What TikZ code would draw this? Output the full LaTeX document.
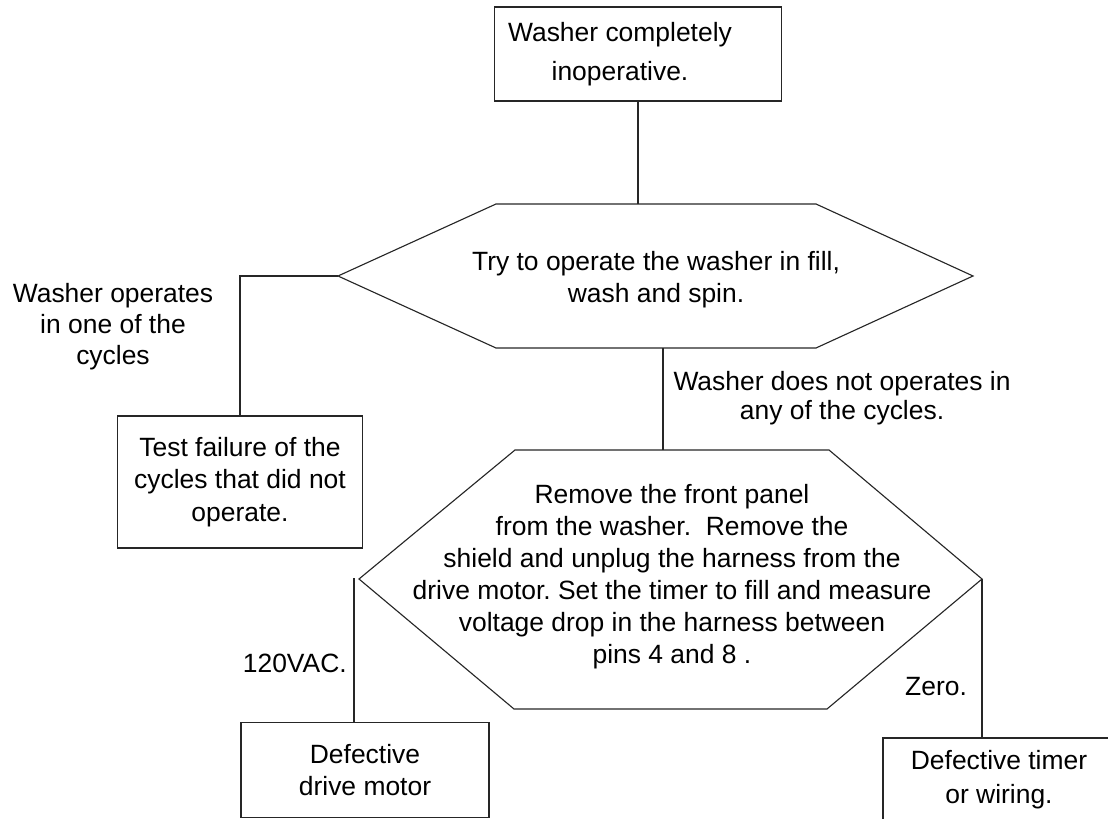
\documentclass[tikz,border=0pt]{standalone}
\usepackage{fontspec}
\setmainfont{Liberation Sans}
\frenchspacing

\tikzset{
  box/.style={rectangle, draw=black!85, line width=0.8pt, align=center, inner sep=0pt},
  txt/.style={align=center, inner sep=0pt},
  hexline/.style={draw=black!85, line width=0.8pt},
  wire/.style={black!85, line width=0.8pt},
}

\begin{document}
\begin{tikzpicture}[
  x=0.025cm, y=-0.025cm,
  font=\fontsize{18.8}{23}\selectfont,
  vac/.style={black!85, line width=1.5pt}
]
  \useasboundingbox (0,0) rectangle (1108,819);
  \clip (0,0) rectangle (1108,819);

  \node[box, minimum width=7.175cm, minimum height=2.35cm,
        font=\fontsize{18.8}{27.5}\selectfont] (start) at (638,54)
        {Washer completely\hspace*{0.9cm}\\inoperative.\hspace*{0.9cm}};

  % first test
  \coordinate (try-w) at (338,276);
  \coordinate (try-e) at (973,276);
  \coordinate (try-s) at (663,348);
  \draw[hexline] (try-w) -- (496,204) -- (816,204) -- (try-e)
        -- (816,348) -- (496,348) -- cycle;
  \node[txt, font=\fontsize{18.8}{22.8}\selectfont] (try) at (656,280)
        {Try to operate the washer in fill,\\wash and spin.};

  \node[box, minimum width=6.125cm, minimum height=3.3cm] (test) at (240,482)
        {Test failure of the\\cycles that did not\\operate.};

  % second test
  \coordinate (panel-w) at (359,579);
  \coordinate (panel-e) at (982,579);
  \draw[hexline] (panel-w) -- (515,450) -- (829,450) -- (panel-e)
        -- (827,709) -- (514,709) -- cycle;
  \node[txt, font=\fontsize{18.8}{22.8}\selectfont] (panel) at (672,577)
        {Remove the front panel\\from the washer.~ Remove the\\shield and unplug the harness from the\\drive motor. Set the timer to fill and measure\\voltage drop in the harness between\\pins 4 and 8 .};

  \node[box, minimum width=6.2cm, minimum height=2.375cm] (motor) at (365,770)
        {Defective\\drive motor};
  \node[box, minimum width=5.8cm, minimum height=2.1cm,
        font=\fontsize{18.8}{24}\selectfont] (timer) at (999,780)
        {Defective timer\\or wiring.};

  % labels
  \node[txt, font=\fontsize{18.8}{22}\selectfont] (yes) at (113,327)
        {Washer operates\\in one of the\\cycles};
  \node[txt, font=\fontsize{18.8}{20.6}\selectfont] (no) at (842,398)
        {Washer does not operates in\\any of the cycles.};
  \node[txt, anchor=east] (vac-lbl) at (347,663) {120VAC.};
  \node[txt] (zero) at (936,687) {Zero.};

  % connectors
  \draw[wire] (start.south) -- (start.south |- 0,204);
  \draw[wire] (try-w) -| (test.north);
  \draw[wire] (try-s) -- (try-s |- 0,450);
  \draw[vac] (panel-w) ++(-5,-1) coordinate (vac-top) -- (vac-top |- motor.north);
  \draw[wire] (panel-e) -- (panel-e |- timer.north);
\end{tikzpicture}
\end{document}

Brief:
Repeat only the lines from the beginning of the material through the line containing "the front panel\\from", both ends kept, leaving pictures out.

Solution:
What TikZ code would draw this? Output the full LaTeX document.
\documentclass[tikz,border=0pt]{standalone}
\usepackage{fontspec}
\setmainfont{Liberation Sans}
\frenchspacing

\tikzset{
  box/.style={rectangle, draw=black!85, line width=0.8pt, align=center, inner sep=0pt},
  txt/.style={align=center, inner sep=0pt},
  hexline/.style={draw=black!85, line width=0.8pt},
  wire/.style={black!85, line width=0.8pt},
}

\begin{document}
\begin{tikzpicture}[
  x=0.025cm, y=-0.025cm,
  font=\fontsize{18.8}{23}\selectfont,
  vac/.style={black!85, line width=1.5pt}
]
  \useasboundingbox (0,0) rectangle (1108,819);
  \clip (0,0) rectangle (1108,819);

  \node[box, minimum width=7.175cm, minimum height=2.35cm,
        font=\fontsize{18.8}{27.5}\selectfont] (start) at (638,54)
        {Washer completely\hspace*{0.9cm}\\inoperative.\hspace*{0.9cm}};

  % first test
  \coordinate (try-w) at (338,276);
  \coordinate (try-e) at (973,276);
  \coordinate (try-s) at (663,348);
  \draw[hexline] (try-w) -- (496,204) -- (816,204) -- (try-e)
        -- (816,348) -- (496,348) -- cycle;
  \node[txt, font=\fontsize{18.8}{22.8}\selectfont] (try) at (656,280)
        {Try to operate the washer in fill,\\wash and spin.};

  \node[box, minimum width=6.125cm, minimum height=3.3cm] (test) at (240,482)
        {Test failure of the\\cycles that did not\\operate.};

  % second test
  \coordinate (panel-w) at (359,579);
  \coordinate (panel-e) at (982,579);
  \draw[hexline] (panel-w) -- (515,450) -- (829,450) -- (panel-e)
        -- (827,709) -- (514,709) -- cycle;
  \node[txt, font=\fontsize{18.8}{22.8}\selectfont] (panel) at (672,577)
        {Remove the front panel\\from the washer.~ Remove the\\shield and unplug the harness from the\\drive motor. Set the timer to fill and measure\\voltage drop in the harness between\\pins 4 and 8 .};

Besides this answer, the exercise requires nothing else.